The health secretary, Alan Milburn, today rebutted claims that the announcement of a pay and reform package for NHS staff was designed to put pressure on the striking firefighters.
The deal paves the way for a phased 16% pay increase for 1.2 million low paid health service workers but is closely linked to modernisation of their working practices.
Unison, the largest public services union, claimed that government officials had hastened negotiations on the deal over the past week in a bid to put pressure on the Fire Brigade Union (FBU).
Mr Milburn insisted that the timing of yesterday's announcement was coincidental, although the government has consistently argued that such reform is the key to resolving the fire dispute.
"This deal for the NHS isn't anything to do with firefighters, and everything to do with getting a fairer more modern system of pay for a million NHS staff," he told the BBC.

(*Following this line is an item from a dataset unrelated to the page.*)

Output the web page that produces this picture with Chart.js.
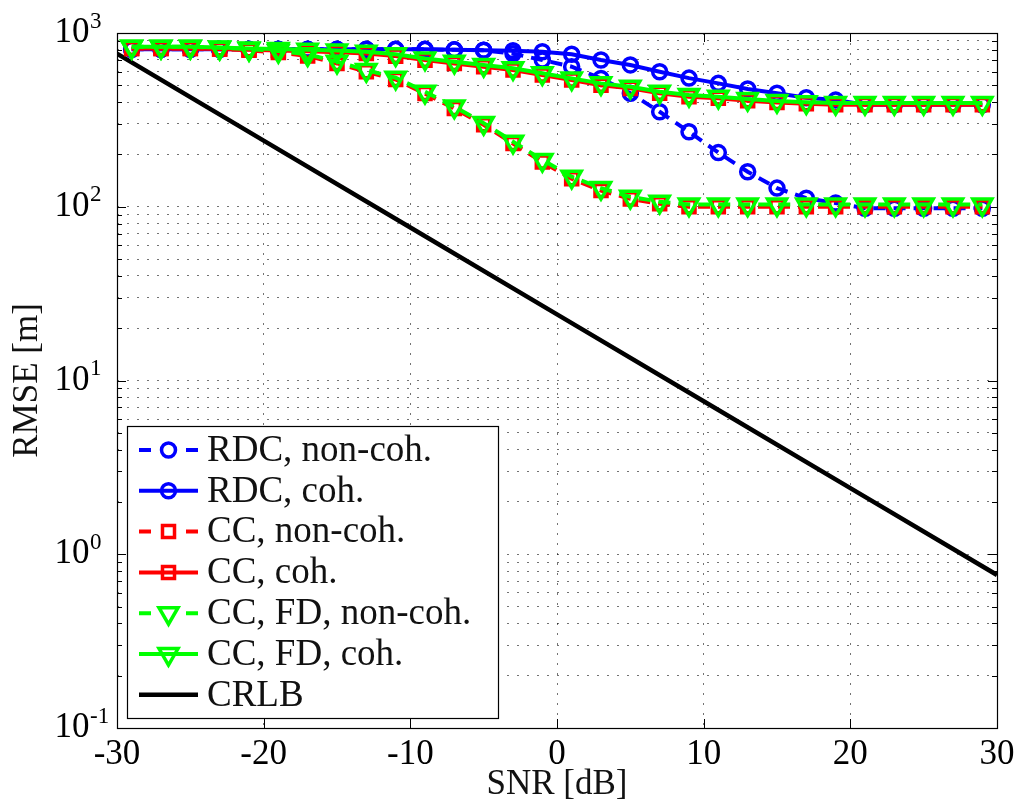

"Indeed, it is the NHS trade unions who have been urging us to get on and conclude a deal so that we can get this new pay system in. We are going to be doing that."
But Mr Milburn said the pay reform programme, Agenda for Change, did have lessons for everyone in the public sector.
"If people want to draw broader lessons from this, basically there are two. First of all, the lesson is that negotiation works," he said.
"And the second conclusion to reach, and I think this has to apply not just in one part of the public services but across the whole of the public sector, is that extra pay really does have to come in exchange for modernisation."
But Unison said it remained sceptical of the government's motives and warned it would not ballot its members on the NHS deal until the fire strike was concluded.
Karen Jennings, head of health for the union, said: "We believe that there is a deliberate attempt to confuse what's going on in the NHS discussions with the FBU.
"I think they are using the NHS as an example of what they call pay modernisation and, of course, they are two separate issues.
"The modernisation that the government wants from the FBU involves a cutback in staff and so on. That has got nothing to do with what is happening in the NHS."
If accepted, the pay reform programme will be implemented in 12 trial areas next April and throughout Britain in October 2004.